FAJAR, MAKASSAR— Kasus temuan 212 merek beras oplosan yang diumumkan Menteri Pertanian baru-baru ini kembali menghebohkan publik. Sebagian besar dari merek tersebut merupakan beras kualitas medium yang dikemas ulang dan dijual sebagai beras premium. Selain menyesatkan, praktik ini dianggap merugikan konsumen secara ekonomi dan berpotensi membahayakan kesehatan masyarakat.

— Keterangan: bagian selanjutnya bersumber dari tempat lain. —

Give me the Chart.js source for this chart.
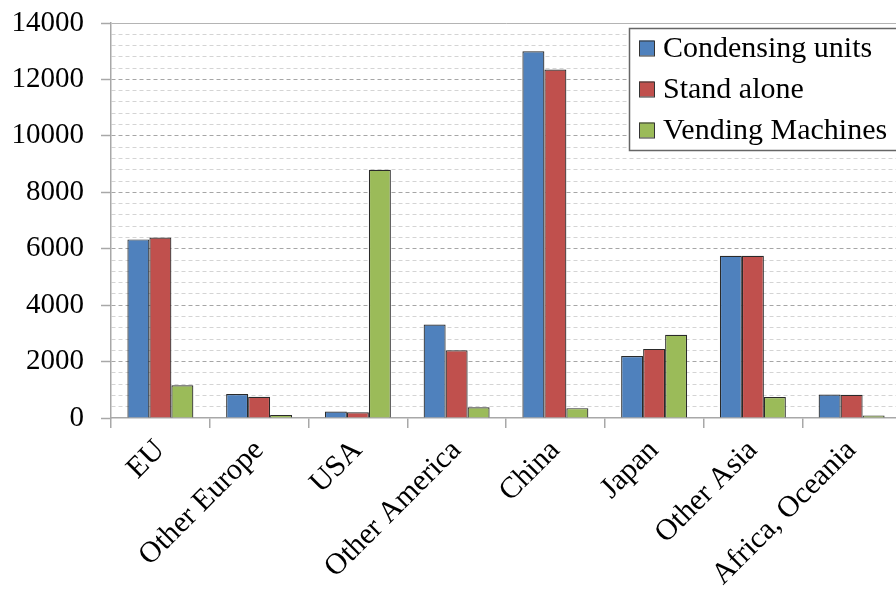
<!DOCTYPE html>
<html>
<head>
<meta charset="utf-8">
<script src="https://cdn.jsdelivr.net/npm/chart.js@4.4.1/dist/chart.umd.min.js"></script>
<style>
  html, body { margin: 0; padding: 0; background: #fff; overflow: hidden; }
  #wrap { width: 896px; height: 591px; overflow: hidden; }
</style>
</head>
<body>
<div id="wrap"><canvas id="chart" width="910" height="591"></canvas></div>
<script>
// ---- Data ----
const regions     = ['EU', 'Other Europe', 'USA', 'Other America', 'China', 'Japan', 'Other Asia', 'Africa, Oceania'];
const condensing  = [6330, 850, 230, 3310, 13000, 2200, 5750, 830];
const standAlone  = [6400, 750, 200, 2400, 12350, 2450, 5750, 820];
const vending     = [1160, 110, 8800, 380, 350, 2950, 740, 90];
const seriesNames = ['Condensing units', 'Stand alone', 'Vending Machines'];

const SERIF = "'Liberation Serif', 'Times New Roman', serif";
const COLORS = ['#4F81BD', '#C0504D', '#9BBB59'];

// legend box drawn inside the plot, top right (like the Excel original)
const boxLegend = {
  id: 'box-legend',
  afterDraw(chart) {
    const { ctx } = chart;
    const x = 629, y = 28, w = 300, h = 122;
    ctx.save();
    ctx.fillStyle = '#fff';
    ctx.fillRect(x, y, w, h);
    ctx.strokeStyle = '#666';
    ctx.lineWidth = 1.5;
    ctx.strokeRect(x + 0.5, y + 0.5, w, h);
    ctx.font = '30px ' + SERIF;
    ctx.textBaseline = 'middle';
    chart.data.datasets.forEach((ds, i) => {
      const cy = 48 + i * 41;
      ctx.fillStyle = ds.backgroundColor;
      ctx.fillRect(639, cy - 7.5, 15, 15);
      ctx.strokeStyle = '#333';
      ctx.lineWidth = 1;
      ctx.strokeRect(639.5, cy - 7, 15, 15);
      ctx.fillStyle = '#000';
      ctx.fillText(ds.label, 663, cy + 1);
    });
    ctx.restore();
  }
};

new Chart(document.getElementById('chart'), {
  type: 'bar',
  data: {
    labels: regions,
    datasets: [condensing, standAlone, vending].map((d, i) => ({
      label: seriesNames[i],
      data: d,
      backgroundColor: COLORS[i],
      borderColor: '#2a2a2a',
      borderWidth: 1.2,
      categoryPercentage: 0.668,
      barPercentage: 1.0,
    }))
  },
  options: {
    responsive: false,
    animation: false,
    layout: { padding: { top: 23, right: 9, left: 0, bottom: 0 } },
    plugins: {
      legend: { display: false },
      tooltip: { enabled: false }
    },
    scales: {
      x: {
        afterFit: s => { s.height = 173; },
        grid: {
          offset: true,
          drawOnChartArea: false,
          drawTicks: true,
          tickLength: 10,
          color: '#a8a8a8',
          lineWidth: 1.5
        },
        border: { color: '#a8a8a8', width: 1.5 },
        ticks: {
          autoSkip: false,
          minRotation: 45,
          maxRotation: 45,
          padding: 5,
          color: '#000',
          font: { family: SERIF, size: 30 }
        }
      },
      y: {
        min: 0,
        max: 14000,
        afterFit: s => { s.width = 111; s.paddingTop = 0; s.paddingBottom = 0; },
        grid: {
          color: ctx => {
            const v = ctx.tick.value;
            if (v === 0) return 'transparent';
            if (v === 14000) return '#b4b4b4';
            return v % 2000 === 0 ? '#a6a6a6' : '#d4d4d4';
          },
          lineWidth: 1,
          tickLength: 10,
          tickColor: ctx => ctx.tick.value % 2000 === 0 ? '#a8a8a8' : 'transparent',
          tickWidth: 1.5
        },
        border: {
          color: '#a8a8a8',
          width: 1.5,
          dash: ctx => ctx.tick && ctx.tick.value === 14000 ? [] : [4, 3]
        },
        ticks: {
          stepSize: 400,
          autoSkip: false,
          padding: 17,
          color: '#000',
          font: { family: SERIF, size: 29 },
          callback: v => v % 2000 === 0 ? String(v) : ''
        }
      }
    }
  },
  plugins: [boxLegend]
});
</script>
</body>
</html>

Ekonom Universitas Negeri Makassar (UNM), Sahade, menyebut fenomena ini sebagai bentuk pengkhianatan terhadap kepercayaan publik dan mencerminkan lemahnya sistem pengawasan pangan di Indonesia.
“Ini bukan sekadar penipuan dagang biasa. Jika beras yang dioplos itu ternyata sudah rusak atau disimpan bertahun-tahun, ini bisa berdampak pada kesehatan masyarakat. Persoalan ini sangat krusial dalam sistem distribusi pangan nasional,” ujar Sahade saat dimintai tanggapan, Selasa (16/7/2025).
Ia menilai persoalan beras oplosan bukan kejadian pertama. Sebelumnya masyarakat juga sempat dihebohkan kasus kelangkaan dan manipulasi harga minyak goreng. “Ini menandakan bahwa pengawasan pemerintah masih sangat lemah, integritas pelaku usaha buruk, dan literasi konsumen rendah,” tegasnya.
Solusi: Barcode Transparan dan Inspeksi Rutin
Sahade mengusulkan pemerintah segera membangun sistem pengawasan berbasis teknologi seperti penggunaan barcode atau QR code transparan pada kemasan beras.
“Jangan hanya menuliskan label SNI atau Premium, tapi beri akses ke konsumen agar bisa melacak asal-usul produk. Barcode itu harus bisa di-scan oleh konsumen dan menunjukkan dari mana beras itu berasal, kapan diproses, dan siapa produsennya,” jelasnya.